Given task: Write out the whole of the material exactly.
START Raw data
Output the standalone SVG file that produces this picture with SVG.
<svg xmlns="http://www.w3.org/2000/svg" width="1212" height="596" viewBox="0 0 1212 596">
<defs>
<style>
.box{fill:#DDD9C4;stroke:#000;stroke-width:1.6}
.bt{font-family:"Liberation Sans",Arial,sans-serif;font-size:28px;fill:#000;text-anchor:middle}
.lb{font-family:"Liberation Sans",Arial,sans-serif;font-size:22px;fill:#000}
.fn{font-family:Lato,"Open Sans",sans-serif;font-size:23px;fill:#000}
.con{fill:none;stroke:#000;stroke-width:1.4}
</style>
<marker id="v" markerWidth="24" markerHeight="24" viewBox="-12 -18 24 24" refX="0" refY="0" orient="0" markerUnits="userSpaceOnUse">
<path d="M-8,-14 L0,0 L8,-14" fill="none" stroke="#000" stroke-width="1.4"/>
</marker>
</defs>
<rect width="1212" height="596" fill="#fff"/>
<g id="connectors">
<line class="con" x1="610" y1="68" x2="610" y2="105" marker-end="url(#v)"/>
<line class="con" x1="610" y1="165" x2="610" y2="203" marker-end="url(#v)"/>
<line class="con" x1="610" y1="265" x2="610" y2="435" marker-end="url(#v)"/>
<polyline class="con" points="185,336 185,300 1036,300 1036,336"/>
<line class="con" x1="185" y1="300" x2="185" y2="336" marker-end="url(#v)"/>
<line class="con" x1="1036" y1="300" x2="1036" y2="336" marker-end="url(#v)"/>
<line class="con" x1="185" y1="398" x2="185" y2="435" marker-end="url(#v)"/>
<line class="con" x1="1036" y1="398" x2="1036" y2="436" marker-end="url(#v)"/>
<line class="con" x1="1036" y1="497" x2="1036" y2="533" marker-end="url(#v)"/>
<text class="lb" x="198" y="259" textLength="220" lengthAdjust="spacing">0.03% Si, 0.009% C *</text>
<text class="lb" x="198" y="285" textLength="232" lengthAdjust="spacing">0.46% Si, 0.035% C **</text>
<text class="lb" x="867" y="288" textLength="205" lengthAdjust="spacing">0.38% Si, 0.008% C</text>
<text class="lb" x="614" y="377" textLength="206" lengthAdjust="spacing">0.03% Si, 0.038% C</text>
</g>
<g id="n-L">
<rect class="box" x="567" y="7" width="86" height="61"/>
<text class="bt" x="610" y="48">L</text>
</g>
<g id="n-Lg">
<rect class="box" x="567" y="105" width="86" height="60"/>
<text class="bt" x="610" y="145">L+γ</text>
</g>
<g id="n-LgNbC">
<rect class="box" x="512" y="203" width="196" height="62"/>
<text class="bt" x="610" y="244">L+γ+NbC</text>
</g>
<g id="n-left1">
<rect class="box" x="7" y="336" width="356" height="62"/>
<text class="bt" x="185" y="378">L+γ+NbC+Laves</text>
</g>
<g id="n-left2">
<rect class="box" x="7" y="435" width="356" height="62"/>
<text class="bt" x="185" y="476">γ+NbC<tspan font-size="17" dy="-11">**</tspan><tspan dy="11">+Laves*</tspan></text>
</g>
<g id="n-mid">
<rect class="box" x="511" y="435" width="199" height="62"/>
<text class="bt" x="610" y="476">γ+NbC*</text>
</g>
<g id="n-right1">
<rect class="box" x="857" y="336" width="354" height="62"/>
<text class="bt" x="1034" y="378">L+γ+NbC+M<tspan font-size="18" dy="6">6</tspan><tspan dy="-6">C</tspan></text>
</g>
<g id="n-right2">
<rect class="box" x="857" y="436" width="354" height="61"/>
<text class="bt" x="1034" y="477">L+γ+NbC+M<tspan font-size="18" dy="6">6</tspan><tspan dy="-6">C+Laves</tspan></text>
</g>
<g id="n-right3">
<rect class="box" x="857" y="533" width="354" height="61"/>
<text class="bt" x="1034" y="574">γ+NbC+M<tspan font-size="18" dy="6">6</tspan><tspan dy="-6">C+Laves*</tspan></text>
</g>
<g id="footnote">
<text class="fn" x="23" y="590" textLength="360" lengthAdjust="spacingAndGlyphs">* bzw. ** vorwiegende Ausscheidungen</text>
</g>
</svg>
END Raw data
Full response:
Output the standalone SVG file that produces this picture with SVG.
<svg xmlns="http://www.w3.org/2000/svg" width="1212" height="596" viewBox="0 0 1212 596">
<defs>
<style>
.box{fill:#DDD9C4;stroke:#000;stroke-width:1.6}
.bt{font-family:"Liberation Sans",Arial,sans-serif;font-size:28px;fill:#000;text-anchor:middle}
.lb{font-family:"Liberation Sans",Arial,sans-serif;font-size:22px;fill:#000}
.fn{font-family:Lato,"Open Sans",sans-serif;font-size:23px;fill:#000}
.con{fill:none;stroke:#000;stroke-width:1.4}
</style>
<marker id="v" markerWidth="24" markerHeight="24" viewBox="-12 -18 24 24" refX="0" refY="0" orient="0" markerUnits="userSpaceOnUse">
<path d="M-8,-14 L0,0 L8,-14" fill="none" stroke="#000" stroke-width="1.4"/>
</marker>
</defs>
<rect width="1212" height="596" fill="#fff"/>
<g id="connectors">
<line class="con" x1="610" y1="68" x2="610" y2="105" marker-end="url(#v)"/>
<line class="con" x1="610" y1="165" x2="610" y2="203" marker-end="url(#v)"/>
<line class="con" x1="610" y1="265" x2="610" y2="435" marker-end="url(#v)"/>
<polyline class="con" points="185,336 185,300 1036,300 1036,336"/>
<line class="con" x1="185" y1="300" x2="185" y2="336" marker-end="url(#v)"/>
<line class="con" x1="1036" y1="300" x2="1036" y2="336" marker-end="url(#v)"/>
<line class="con" x1="185" y1="398" x2="185" y2="435" marker-end="url(#v)"/>
<line class="con" x1="1036" y1="398" x2="1036" y2="436" marker-end="url(#v)"/>
<line class="con" x1="1036" y1="497" x2="1036" y2="533" marker-end="url(#v)"/>
<text class="lb" x="198" y="259" textLength="220" lengthAdjust="spacing">0.03% Si, 0.009% C *</text>
<text class="lb" x="198" y="285" textLength="232" lengthAdjust="spacing">0.46% Si, 0.035% C **</text>
<text class="lb" x="867" y="288" textLength="205" lengthAdjust="spacing">0.38% Si, 0.008% C</text>
<text class="lb" x="614" y="377" textLength="206" lengthAdjust="spacing">0.03% Si, 0.038% C</text>
</g>
<g id="n-L">
<rect class="box" x="567" y="7" width="86" height="61"/>
<text class="bt" x="610" y="48">L</text>
</g>
<g id="n-Lg">
<rect class="box" x="567" y="105" width="86" height="60"/>
<text class="bt" x="610" y="145">L+γ</text>
</g>
<g id="n-LgNbC">
<rect class="box" x="512" y="203" width="196" height="62"/>
<text class="bt" x="610" y="244">L+γ+NbC</text>
</g>
<g id="n-left1">
<rect class="box" x="7" y="336" width="356" height="62"/>
<text class="bt" x="185" y="378">L+γ+NbC+Laves</text>
</g>
<g id="n-left2">
<rect class="box" x="7" y="435" width="356" height="62"/>
<text class="bt" x="185" y="476">γ+NbC<tspan font-size="17" dy="-11">**</tspan><tspan dy="11">+Laves*</tspan></text>
</g>
<g id="n-mid">
<rect class="box" x="511" y="435" width="199" height="62"/>
<text class="bt" x="610" y="476">γ+NbC*</text>
</g>
<g id="n-right1">
<rect class="box" x="857" y="336" width="354" height="62"/>
<text class="bt" x="1034" y="378">L+γ+NbC+M<tspan font-size="18" dy="6">6</tspan><tspan dy="-6">C</tspan></text>
</g>
<g id="n-right2">
<rect class="box" x="857" y="436" width="354" height="61"/>
<text class="bt" x="1034" y="477">L+γ+NbC+M<tspan font-size="18" dy="6">6</tspan><tspan dy="-6">C+Laves</tspan></text>
</g>
<g id="n-right3">
<rect class="box" x="857" y="533" width="354" height="61"/>
<text class="bt" x="1034" y="574">γ+NbC+M<tspan font-size="18" dy="6">6</tspan><tspan dy="-6">C+Laves*</tspan></text>
</g>
<g id="footnote">
<text class="fn" x="23" y="590" textLength="360" lengthAdjust="spacingAndGlyphs">* bzw. ** vorwiegende Ausscheidungen</text>
</g>
</svg>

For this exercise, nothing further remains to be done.